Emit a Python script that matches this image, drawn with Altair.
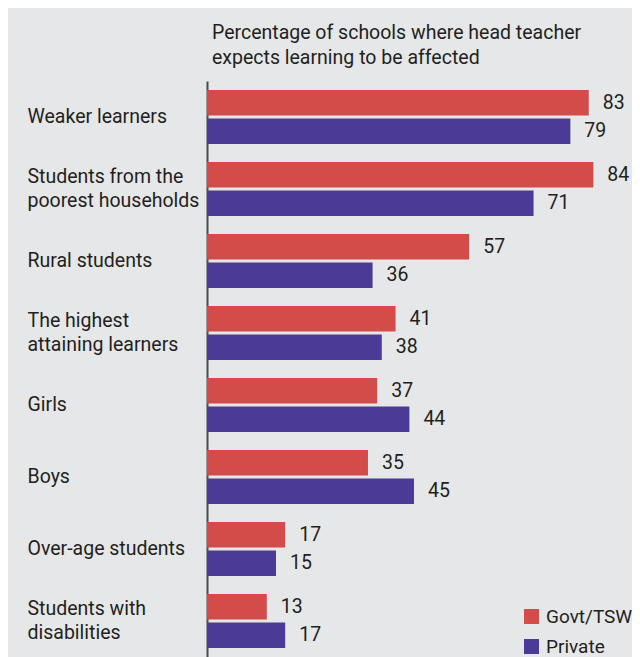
import altair as alt
import pandas as pd

categories = [
    "Weaker learners",
    "Students from the|poorest households",
    "Rural students",
    "The highest|attaining learners",
    "Girls",
    "Boys",
    "Over-age students",
    "Students with|disabilities",
]
series = ["Govt/TSW", "Private"]
govt = [83, 84, 57, 41, 37, 35, 17, 13]
private = [79, 71, 36, 38, 44, 45, 15, 17]
colors = ["#d44c4a", "#4b3b96"]
title_lines = [
    "Percentage of schools where head teacher",
    "expects learning to be affected",
]

rows = []
for c, g, p in zip(categories, govt, private):
    rows.append({"category": c, "series": series[0], "value": g})
    rows.append({"category": c, "series": series[1], "value": p})
df = pd.DataFrame(rows)

FONT = "Roboto"
TXT = "#231f20"
FS = 19.5

y = alt.Y(
    "category:N",
    sort=categories,
    scale=alt.Scale(paddingInner=0.25, paddingOuter=0.125),
    axis=alt.Axis(
        title=None,
        labelExpr="split(datum.label, '|')",
        labelAlign="left",
        labelBaseline="middle",
        labelPadding=180,
        labelOffset={"expr": "indexof(datum.value, '|') >= 0 ? -12 : 0"},
        ticks=False,
        domainColor="#4d4d4d",
        domainWidth=2,
        labelFontSize=FS,
        labelFont=FONT,
        labelColor=TXT,
        labelLimit=0,
        labelLineHeight=24,
    ),
)
yoff = alt.YOffset("series:N", sort=series, scale=alt.Scale(paddingInner=0.1))
x = alt.X("value:Q", scale=alt.Scale(domain=[0, 92.4]), axis=None)

bars = alt.Chart(df).mark_bar().encode(
    x=x,
    y=y,
    yOffset=yoff,
    color=alt.Color(
        "series:N",
        sort=series,
        scale=alt.Scale(domain=series, range=colors),
        legend=alt.Legend(
            orient="none",
            legendX=315,
            legendY=526,
            title=None,
            symbolType="square",
            symbolSize=225,
            symbolStrokeWidth=0,
            labelFontSize=19,
            labelFont=FONT,
            labelColor=TXT,
            rowPadding=10,
            labelOffset=5,
            padding=0,
        ),
    ),
)

labels = alt.Chart(df).mark_text(
    align="left", baseline="middle", dx=14, fontSize=FS, font=FONT, color=TXT
).encode(x=x, y=y, yOffset=yoff, text="value:Q")

chart = (
    alt.layer(bars, labels)
    .properties(
        width=425,
        height=576,
        background="#e6e7e9",
        autosize=alt.AutoSizeParams(type="none"),
        padding={"left": 199, "top": 73, "right": 0, "bottom": 0},
        title=alt.Title(
            text=title_lines,
            anchor="start",
            frame="group",
            dx=5,
            fontSize=FS,
            font=FONT,
            fontWeight="normal",
            color=TXT,
            lineHeight=25,
            offset=13,
        ),
    )
    .configure_view(stroke=None)
)

chart.save("out.html", embed_options={"renderer": "svg", "actions": False})
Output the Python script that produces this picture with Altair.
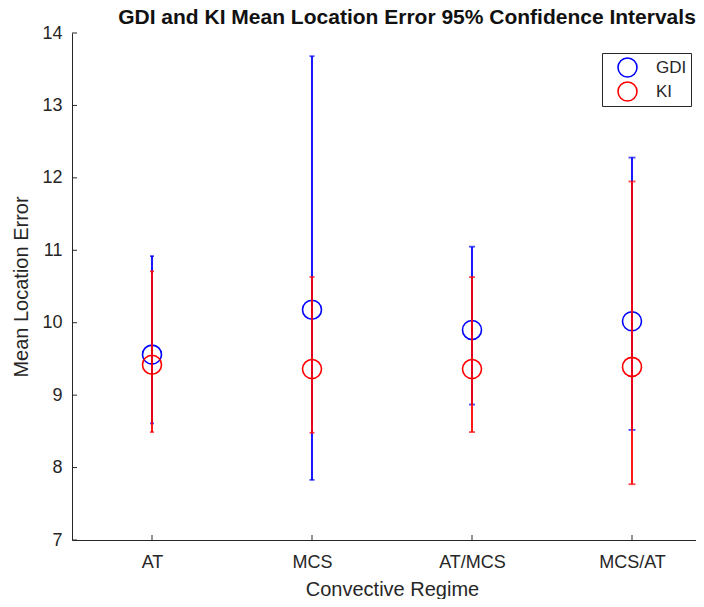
import altair as alt
import pandas as pd

categories = ["AT", "MCS", "AT/MCS", "MCS/AT"]
series = ["GDI", "KI"]
gdi_mean = [9.56, 10.18, 9.90, 10.02]
gdi_low = [8.61, 7.83, 8.87, 8.52]
gdi_high = [10.92, 13.68, 11.05, 12.28]
ki_mean = [9.42, 9.36, 9.36, 9.39]
ki_low = [8.49, 8.48, 8.49, 7.77]
ki_high = [10.71, 10.63, 10.63, 11.95]
y_ticks = [7, 8, 9, 10, 11, 12, 13, 14]

rows = []
for s, m, lo, hi in [("GDI", gdi_mean, gdi_low, gdi_high), ("KI", ki_mean, ki_low, ki_high)]:
    for c, a, b, d in zip(categories, m, lo, hi):
        rows.append({"cat": c, "series": s, "mean": a, "low": b, "high": d})
df = pd.DataFrame(rows)

W, H = 624, 507
AX = "#262626"
FONT = "Liberation Sans"
colors = {"GDI": "#0000ff", "KI": "#ff0000"}

xs = alt.Scale(type="point", domain=categories, padding=0.5, range=[0, 640])
ys = alt.Scale(domain=[7, 14], nice=False, zero=False)
cap_scale = alt.Scale(domain=categories, range=[4, 7, 12, 14])
color_scale = alt.Scale(domain=series, range=[colors["GDI"], colors["KI"]])

x_enc = alt.X("cat:N", scale=xs, sort=categories,
              axis=alt.Axis(title="Convective Regime", ticks=False, labelPadding=13,
                            titlePadding=8))
y_axis = alt.Axis(title="Mean Location Error", values=y_ticks, ticks=False, format="d",
                  labelPadding=10, titlePadding=10, grid=False)

base = alt.Chart(df)
layers = []
for s in series:
    d = base.transform_filter(alt.datum.series == s)
    col = colors[s]
    layers.append(d.mark_rule(color=col, strokeWidth=1.8).encode(
        x=x_enc, y=alt.Y("low:Q", scale=ys, axis=y_axis), y2="high:Q"))
    for f in ["low", "high"]:
        layers.append(d.mark_tick(color=col, thickness=1.8).encode(
            x=alt.X("cat:N", scale=xs, sort=categories),
            y=alt.Y(f + ":Q", scale=ys),
            size=alt.Size("cat:N", scale=cap_scale, legend=None)))
    layers.append(d.mark_point(shape="circle", filled=False, size=361, strokeWidth=1.6,
                               opacity=1).encode(
        x=alt.X("cat:N", scale=xs, sort=categories),
        y=alt.Y("mean:Q", scale=ys),
        color=alt.Color("series:N", scale=color_scale, legend=alt.Legend(
            title=None, orient="none", legendX=530, legendY=20,
            padding=4, symbolOffset=11, labelOffset=18, rowPadding=3, clipHeight=21,
            symbolSize=361, symbolStrokeWidth=1.6, symbolType="circle",
            labelFontSize=17, labelFont=FONT, labelColor=AX,
            strokeColor=AX, fillColor="white", cornerRadius=0))))

# inward axis ticks
ytick_df = pd.DataFrame({"v": y_ticks})
layers.append(alt.Chart(ytick_df).mark_rule(color=AX, strokeWidth=1).encode(
    y=alt.Y("v:Q", scale=ys), x=alt.value(0), x2=alt.value(5)))
xtick_df = pd.DataFrame({"cat": categories})
layers.append(alt.Chart(xtick_df).mark_rule(color=AX, strokeWidth=1).encode(
    x=alt.X("cat:N", scale=xs, sort=categories), y=alt.value(H), y2=alt.value(H - 5)))

chart = alt.layer(*layers).properties(
    width=W, height=H,
    autosize=alt.AutoSizeParams(type="none"),
    padding={"left": 64, "top": 25, "right": 0, "bottom": 59},
    title=alt.TitleParams("GDI and KI Mean Location Error 95% Confidence Intervals",
                          fontSize=21, fontWeight="bold", font=FONT, color="#111111",
                          anchor="middle", baseline="bottom", offset=6, dx=23, dy=31),
).configure_view(stroke=None).configure_axis(
    domainColor=AX, domainWidth=1, labelColor=AX, titleColor=AX,
    labelFont=FONT, titleFont=FONT, labelFontSize=18, titleFontSize=20,
    titleFontWeight="normal", labelAngle=0
)

chart.save("out.html", embed_options={"renderer": "svg", "actions": False})
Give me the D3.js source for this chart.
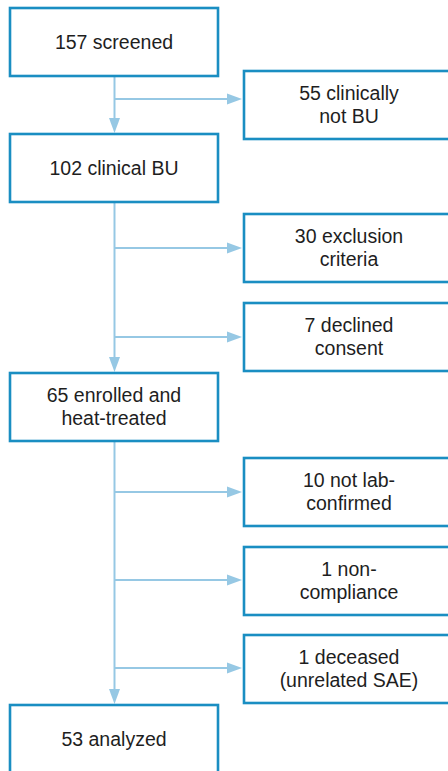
☆ ☆ ☆
## Your objective
The data above should be repeated exactly, minus any pictures.

## Solution below
Emit a Python script that matches this image, drawn with Altair.
import altair as alt
import pandas as pd

categories = [
    "Weaker learners",
    "Students from the|poorest households",
    "Rural students",
    "The highest|attaining learners",
    "Girls",
    "Boys",
    "Over-age students",
    "Students with|disabilities",
]
series = ["Govt/TSW", "Private"]
govt = [83, 84, 57, 41, 37, 35, 17, 13]
private = [79, 71, 36, 38, 44, 45, 15, 17]
colors = ["#d44c4a", "#4b3b96"]
title_lines = [
    "Percentage of schools where head teacher",
    "expects learning to be affected",
]

rows = []
for c, g, p in zip(categories, govt, private):
    rows.append({"category": c, "series": series[0], "value": g})
    rows.append({"category": c, "series": series[1], "value": p})
df = pd.DataFrame(rows)

FONT = "Roboto"
TXT = "#231f20"
FS = 19.5

y = alt.Y(
    "category:N",
    sort=categories,
    scale=alt.Scale(paddingInner=0.25, paddingOuter=0.125),
    axis=alt.Axis(
        title=None,
        labelExpr="split(datum.label, '|')",
        labelAlign="left",
        labelBaseline="middle",
        labelPadding=180,
        labelOffset={"expr": "indexof(datum.value, '|') >= 0 ? -12 : 0"},
        ticks=False,
        domainColor="#4d4d4d",
        domainWidth=2,
        labelFontSize=FS,
        labelFont=FONT,
        labelColor=TXT,
        labelLimit=0,
        labelLineHeight=24,
    ),
)
yoff = alt.YOffset("series:N", sort=series, scale=alt.Scale(paddingInner=0.1))
x = alt.X("value:Q", scale=alt.Scale(domain=[0, 92.4]), axis=None)

bars = alt.Chart(df).mark_bar().encode(
    x=x,
    y=y,
    yOffset=yoff,
    color=alt.Color(
        "series:N",
        sort=series,
        scale=alt.Scale(domain=series, range=colors),
        legend=alt.Legend(
            orient="none",
            legendX=315,
            legendY=526,
            title=None,
            symbolType="square",
            symbolSize=225,
            symbolStrokeWidth=0,
            labelFontSize=19,
            labelFont=FONT,
            labelColor=TXT,
            rowPadding=10,
            labelOffset=5,
            padding=0,
        ),
    ),
)

labels = alt.Chart(df).mark_text(
    align="left", baseline="middle", dx=14, fontSize=FS, font=FONT, color=TXT
).encode(x=x, y=y, yOffset=yoff, text="value:Q")

chart = (
    alt.layer(bars, labels)
    .properties(
        width=425,
        height=576,
        background="#e6e7e9",
        autosize=alt.AutoSizeParams(type="none"),
        padding={"left": 199, "top": 73, "right": 0, "bottom": 0},
        title=alt.Title(
            text=title_lines,
            anchor="start",
            frame="group",
            dx=5,
            fontSize=FS,
            font=FONT,
            fontWeight="normal",
            color=TXT,
            lineHeight=25,
            offset=13,
        ),
    )
    .configure_view(stroke=None)
)

chart.save("out.html", embed_options={"renderer": "svg", "actions": False})
Output the Python script that produces this picture with Altair.
import altair as alt
import pandas as pd

categories = ["AT", "MCS", "AT/MCS", "MCS/AT"]
series = ["GDI", "KI"]
gdi_mean = [9.56, 10.18, 9.90, 10.02]
gdi_low = [8.61, 7.83, 8.87, 8.52]
gdi_high = [10.92, 13.68, 11.05, 12.28]
ki_mean = [9.42, 9.36, 9.36, 9.39]
ki_low = [8.49, 8.48, 8.49, 7.77]
ki_high = [10.71, 10.63, 10.63, 11.95]
y_ticks = [7, 8, 9, 10, 11, 12, 13, 14]

rows = []
for s, m, lo, hi in [("GDI", gdi_mean, gdi_low, gdi_high), ("KI", ki_mean, ki_low, ki_high)]:
    for c, a, b, d in zip(categories, m, lo, hi):
        rows.append({"cat": c, "series": s, "mean": a, "low": b, "high": d})
df = pd.DataFrame(rows)

W, H = 624, 507
AX = "#262626"
FONT = "Liberation Sans"
colors = {"GDI": "#0000ff", "KI": "#ff0000"}

xs = alt.Scale(type="point", domain=categories, padding=0.5, range=[0, 640])
ys = alt.Scale(domain=[7, 14], nice=False, zero=False)
cap_scale = alt.Scale(domain=categories, range=[4, 7, 12, 14])
color_scale = alt.Scale(domain=series, range=[colors["GDI"], colors["KI"]])

x_enc = alt.X("cat:N", scale=xs, sort=categories,
              axis=alt.Axis(title="Convective Regime", ticks=False, labelPadding=13,
                            titlePadding=8))
y_axis = alt.Axis(title="Mean Location Error", values=y_ticks, ticks=False, format="d",
                  labelPadding=10, titlePadding=10, grid=False)

base = alt.Chart(df)
layers = []
for s in series:
    d = base.transform_filter(alt.datum.series == s)
    col = colors[s]
    layers.append(d.mark_rule(color=col, strokeWidth=1.8).encode(
        x=x_enc, y=alt.Y("low:Q", scale=ys, axis=y_axis), y2="high:Q"))
    for f in ["low", "high"]:
        layers.append(d.mark_tick(color=col, thickness=1.8).encode(
            x=alt.X("cat:N", scale=xs, sort=categories),
            y=alt.Y(f + ":Q", scale=ys),
            size=alt.Size("cat:N", scale=cap_scale, legend=None)))
    layers.append(d.mark_point(shape="circle", filled=False, size=361, strokeWidth=1.6,
                               opacity=1).encode(
        x=alt.X("cat:N", scale=xs, sort=categories),
        y=alt.Y("mean:Q", scale=ys),
        color=alt.Color("series:N", scale=color_scale, legend=alt.Legend(
            title=None, orient="none", legendX=530, legendY=20,
            padding=4, symbolOffset=11, labelOffset=18, rowPadding=3, clipHeight=21,
            symbolSize=361, symbolStrokeWidth=1.6, symbolType="circle",
            labelFontSize=17, labelFont=FONT, labelColor=AX,
            strokeColor=AX, fillColor="white", cornerRadius=0))))

# inward axis ticks
ytick_df = pd.DataFrame({"v": y_ticks})
layers.append(alt.Chart(ytick_df).mark_rule(color=AX, strokeWidth=1).encode(
    y=alt.Y("v:Q", scale=ys), x=alt.value(0), x2=alt.value(5)))
xtick_df = pd.DataFrame({"cat": categories})
layers.append(alt.Chart(xtick_df).mark_rule(color=AX, strokeWidth=1).encode(
    x=alt.X("cat:N", scale=xs, sort=categories), y=alt.value(H), y2=alt.value(H - 5)))

chart = alt.layer(*layers).properties(
    width=W, height=H,
    autosize=alt.AutoSizeParams(type="none"),
    padding={"left": 64, "top": 25, "right": 0, "bottom": 59},
    title=alt.TitleParams("GDI and KI Mean Location Error 95% Confidence Intervals",
                          fontSize=21, fontWeight="bold", font=FONT, color="#111111",
                          anchor="middle", baseline="bottom", offset=6, dx=23, dy=31),
).configure_view(stroke=None).configure_axis(
    domainColor=AX, domainWidth=1, labelColor=AX, titleColor=AX,
    labelFont=FONT, titleFont=FONT, labelFontSize=18, titleFontSize=20,
    titleFontWeight="normal", labelAngle=0
)

chart.save("out.html", embed_options={"renderer": "svg", "actions": False})
Give me the D3.js source for this chart.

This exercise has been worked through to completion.